In the valley, with my pop-up, I had an aluminum row boat that sat on top of a roof rack system, covering the roof vent in the process. I just stretched a big plastic tarp over the whole thing, jacked the weight
off the wheels and called it winterized. One side was close up against my shed and the other side got a snow blown path past it, so I seldom put anything down to keep the snow from accumulating up the sides.
Now I have a 16' Scamp
. I took care of the waterlines a week ago and took out everything that could freeze the week before that. Now my question is, how best to cover this thing to protect it from heavy snow accumulation.
There is an air-conditioning unit on top (which has its own cover) that will produce some "peaking" to a cover.

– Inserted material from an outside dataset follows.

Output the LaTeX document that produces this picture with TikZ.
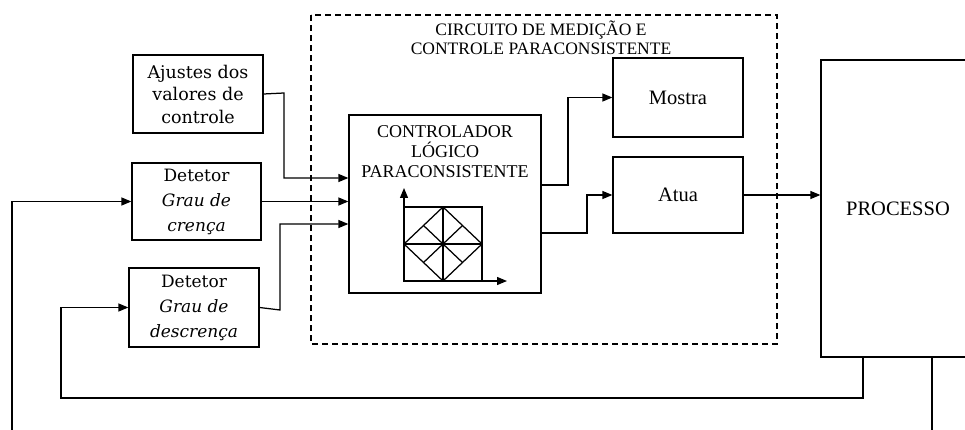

I have my own theories about using some fiber board or vinyl molding to put some rigidity to a good cover. Want to make a lot of the snow come off on its own. Don't know yet where I am going to place the egg on the new property: near a shed, under trees, or out in the open.
I was wondering what the veterans do. What kind of tarp materials are available that won't stain, mark, or scratch fiberglass? How much weight
can an egg take? Our winters always bring some storms of 12 to 16 inches at a time. Twenty plus is less often, but not rare by any means. The other problem is that our proximity to Long Island Sound and the Bay of Maine makes us vulnerable to the fabled New England "Nor'easters" which bring very heavy, wet snow, sometimes mixed with rain and ice that can go on for days at a time. It is the heavy stuff that is my greatest concern.